#### [Task description]
Your task is to repeat the listing exactly.

★ ★ ★ ★

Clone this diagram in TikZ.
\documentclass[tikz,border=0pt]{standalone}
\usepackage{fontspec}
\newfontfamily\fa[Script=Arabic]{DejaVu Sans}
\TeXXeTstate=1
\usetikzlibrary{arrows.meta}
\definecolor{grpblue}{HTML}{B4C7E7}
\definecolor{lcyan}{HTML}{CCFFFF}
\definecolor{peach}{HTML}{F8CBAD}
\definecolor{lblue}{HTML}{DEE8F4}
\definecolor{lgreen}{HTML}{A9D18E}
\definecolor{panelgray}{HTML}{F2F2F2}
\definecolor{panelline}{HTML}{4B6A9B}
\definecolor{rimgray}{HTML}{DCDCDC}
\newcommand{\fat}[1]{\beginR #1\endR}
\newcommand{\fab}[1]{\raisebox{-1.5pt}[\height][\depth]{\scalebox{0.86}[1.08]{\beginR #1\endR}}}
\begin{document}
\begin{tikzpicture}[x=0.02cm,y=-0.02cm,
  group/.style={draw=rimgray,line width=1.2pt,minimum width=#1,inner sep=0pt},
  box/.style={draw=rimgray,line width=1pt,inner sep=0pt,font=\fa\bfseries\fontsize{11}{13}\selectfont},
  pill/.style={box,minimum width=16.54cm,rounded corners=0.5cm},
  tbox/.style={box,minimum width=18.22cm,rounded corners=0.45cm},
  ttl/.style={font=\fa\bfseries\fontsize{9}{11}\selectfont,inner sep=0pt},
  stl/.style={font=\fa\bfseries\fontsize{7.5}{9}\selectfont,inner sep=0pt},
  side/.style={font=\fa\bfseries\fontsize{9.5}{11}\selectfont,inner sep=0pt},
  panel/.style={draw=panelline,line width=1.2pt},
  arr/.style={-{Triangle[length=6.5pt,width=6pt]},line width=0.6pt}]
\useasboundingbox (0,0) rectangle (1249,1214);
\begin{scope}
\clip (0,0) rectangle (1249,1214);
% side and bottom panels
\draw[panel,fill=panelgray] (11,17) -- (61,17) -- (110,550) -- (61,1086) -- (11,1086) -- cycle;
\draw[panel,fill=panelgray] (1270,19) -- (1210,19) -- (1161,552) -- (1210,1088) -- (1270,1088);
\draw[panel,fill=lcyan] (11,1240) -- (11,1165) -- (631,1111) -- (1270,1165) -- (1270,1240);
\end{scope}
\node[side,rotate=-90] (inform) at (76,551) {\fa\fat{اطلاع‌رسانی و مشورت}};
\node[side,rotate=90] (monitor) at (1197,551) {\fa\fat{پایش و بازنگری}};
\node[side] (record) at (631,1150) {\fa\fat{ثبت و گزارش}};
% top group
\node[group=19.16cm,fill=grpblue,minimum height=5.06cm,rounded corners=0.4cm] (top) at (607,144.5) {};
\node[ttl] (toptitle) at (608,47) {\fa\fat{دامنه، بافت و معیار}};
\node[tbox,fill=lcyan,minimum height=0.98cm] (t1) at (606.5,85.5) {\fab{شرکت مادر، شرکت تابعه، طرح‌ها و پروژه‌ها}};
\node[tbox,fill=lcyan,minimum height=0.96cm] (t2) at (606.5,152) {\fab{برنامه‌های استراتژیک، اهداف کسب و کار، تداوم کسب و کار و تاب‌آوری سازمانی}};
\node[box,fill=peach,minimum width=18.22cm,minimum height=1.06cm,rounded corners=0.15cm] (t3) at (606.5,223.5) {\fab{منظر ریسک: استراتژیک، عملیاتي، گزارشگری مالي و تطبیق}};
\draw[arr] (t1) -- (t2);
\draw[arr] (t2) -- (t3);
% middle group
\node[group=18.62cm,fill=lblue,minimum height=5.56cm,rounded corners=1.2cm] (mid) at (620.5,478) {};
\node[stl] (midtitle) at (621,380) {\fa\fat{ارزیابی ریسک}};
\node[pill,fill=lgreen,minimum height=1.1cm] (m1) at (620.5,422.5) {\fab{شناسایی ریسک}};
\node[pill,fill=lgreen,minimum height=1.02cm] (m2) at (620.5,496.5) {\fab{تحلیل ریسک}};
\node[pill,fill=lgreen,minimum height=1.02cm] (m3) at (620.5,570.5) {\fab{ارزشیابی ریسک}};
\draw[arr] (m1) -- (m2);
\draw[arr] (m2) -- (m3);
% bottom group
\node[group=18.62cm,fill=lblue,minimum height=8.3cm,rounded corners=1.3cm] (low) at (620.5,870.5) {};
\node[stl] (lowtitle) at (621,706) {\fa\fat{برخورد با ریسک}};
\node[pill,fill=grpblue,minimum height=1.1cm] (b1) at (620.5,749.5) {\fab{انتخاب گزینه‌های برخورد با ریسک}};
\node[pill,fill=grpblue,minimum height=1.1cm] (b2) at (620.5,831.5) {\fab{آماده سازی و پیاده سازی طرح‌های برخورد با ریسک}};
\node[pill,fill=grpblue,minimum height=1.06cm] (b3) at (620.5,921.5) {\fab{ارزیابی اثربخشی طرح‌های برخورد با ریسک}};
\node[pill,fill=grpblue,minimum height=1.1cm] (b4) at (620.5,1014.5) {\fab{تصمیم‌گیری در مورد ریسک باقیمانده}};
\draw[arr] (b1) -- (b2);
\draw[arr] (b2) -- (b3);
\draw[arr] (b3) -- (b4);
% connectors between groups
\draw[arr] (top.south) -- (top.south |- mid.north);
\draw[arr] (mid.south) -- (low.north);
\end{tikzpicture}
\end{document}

★ ★ ★ ★

#### [The answer]
Clone this diagram in TikZ.
\documentclass[tikz,border=0pt]{standalone}
\usepackage{fontspec}
\newfontfamily\fa[Script=Arabic]{DejaVu Sans}
\TeXXeTstate=1
\usetikzlibrary{arrows.meta}
\definecolor{grpblue}{HTML}{B4C7E7}
\definecolor{lcyan}{HTML}{CCFFFF}
\definecolor{peach}{HTML}{F8CBAD}
\definecolor{lblue}{HTML}{DEE8F4}
\definecolor{lgreen}{HTML}{A9D18E}
\definecolor{panelgray}{HTML}{F2F2F2}
\definecolor{panelline}{HTML}{4B6A9B}
\definecolor{rimgray}{HTML}{DCDCDC}
\newcommand{\fat}[1]{\beginR #1\endR}
\newcommand{\fab}[1]{\raisebox{-1.5pt}[\height][\depth]{\scalebox{0.86}[1.08]{\beginR #1\endR}}}
\begin{document}
\begin{tikzpicture}[x=0.02cm,y=-0.02cm,
  group/.style={draw=rimgray,line width=1.2pt,minimum width=#1,inner sep=0pt},
  box/.style={draw=rimgray,line width=1pt,inner sep=0pt,font=\fa\bfseries\fontsize{11}{13}\selectfont},
  pill/.style={box,minimum width=16.54cm,rounded corners=0.5cm},
  tbox/.style={box,minimum width=18.22cm,rounded corners=0.45cm},
  ttl/.style={font=\fa\bfseries\fontsize{9}{11}\selectfont,inner sep=0pt},
  stl/.style={font=\fa\bfseries\fontsize{7.5}{9}\selectfont,inner sep=0pt},
  side/.style={font=\fa\bfseries\fontsize{9.5}{11}\selectfont,inner sep=0pt},
  panel/.style={draw=panelline,line width=1.2pt},
  arr/.style={-{Triangle[length=6.5pt,width=6pt]},line width=0.6pt}]
\useasboundingbox (0,0) rectangle (1249,1214);
\begin{scope}
\clip (0,0) rectangle (1249,1214);
% side and bottom panels
\draw[panel,fill=panelgray] (11,17) -- (61,17) -- (110,550) -- (61,1086) -- (11,1086) -- cycle;
\draw[panel,fill=panelgray] (1270,19) -- (1210,19) -- (1161,552) -- (1210,1088) -- (1270,1088);
\draw[panel,fill=lcyan] (11,1240) -- (11,1165) -- (631,1111) -- (1270,1165) -- (1270,1240);
\end{scope}
\node[side,rotate=-90] (inform) at (76,551) {\fa\fat{اطلاع‌رسانی و مشورت}};
\node[side,rotate=90] (monitor) at (1197,551) {\fa\fat{پایش و بازنگری}};
\node[side] (record) at (631,1150) {\fa\fat{ثبت و گزارش}};
% top group
\node[group=19.16cm,fill=grpblue,minimum height=5.06cm,rounded corners=0.4cm] (top) at (607,144.5) {};
\node[ttl] (toptitle) at (608,47) {\fa\fat{دامنه، بافت و معیار}};
\node[tbox,fill=lcyan,minimum height=0.98cm] (t1) at (606.5,85.5) {\fab{شرکت مادر، شرکت تابعه، طرح‌ها و پروژه‌ها}};
\node[tbox,fill=lcyan,minimum height=0.96cm] (t2) at (606.5,152) {\fab{برنامه‌های استراتژیک، اهداف کسب و کار، تداوم کسب و کار و تاب‌آوری سازمانی}};
\node[box,fill=peach,minimum width=18.22cm,minimum height=1.06cm,rounded corners=0.15cm] (t3) at (606.5,223.5) {\fab{منظر ریسک: استراتژیک، عملیاتي، گزارشگری مالي و تطبیق}};
\draw[arr] (t1) -- (t2);
\draw[arr] (t2) -- (t3);
% middle group
\node[group=18.62cm,fill=lblue,minimum height=5.56cm,rounded corners=1.2cm] (mid) at (620.5,478) {};
\node[stl] (midtitle) at (621,380) {\fa\fat{ارزیابی ریسک}};
\node[pill,fill=lgreen,minimum height=1.1cm] (m1) at (620.5,422.5) {\fab{شناسایی ریسک}};
\node[pill,fill=lgreen,minimum height=1.02cm] (m2) at (620.5,496.5) {\fab{تحلیل ریسک}};
\node[pill,fill=lgreen,minimum height=1.02cm] (m3) at (620.5,570.5) {\fab{ارزشیابی ریسک}};
\draw[arr] (m1) -- (m2);
\draw[arr] (m2) -- (m3);
% bottom group
\node[group=18.62cm,fill=lblue,minimum height=8.3cm,rounded corners=1.3cm] (low) at (620.5,870.5) {};
\node[stl] (lowtitle) at (621,706) {\fa\fat{برخورد با ریسک}};
\node[pill,fill=grpblue,minimum height=1.1cm] (b1) at (620.5,749.5) {\fab{انتخاب گزینه‌های برخورد با ریسک}};
\node[pill,fill=grpblue,minimum height=1.1cm] (b2) at (620.5,831.5) {\fab{آماده سازی و پیاده سازی طرح‌های برخورد با ریسک}};
\node[pill,fill=grpblue,minimum height=1.06cm] (b3) at (620.5,921.5) {\fab{ارزیابی اثربخشی طرح‌های برخورد با ریسک}};
\node[pill,fill=grpblue,minimum height=1.1cm] (b4) at (620.5,1014.5) {\fab{تصمیم‌گیری در مورد ریسک باقیمانده}};
\draw[arr] (b1) -- (b2);
\draw[arr] (b2) -- (b3);
\draw[arr] (b3) -- (b4);
% connectors between groups
\draw[arr] (top.south) -- (top.south |- mid.north);
\draw[arr] (mid.south) -- (low.north);
\end{tikzpicture}
\end{document}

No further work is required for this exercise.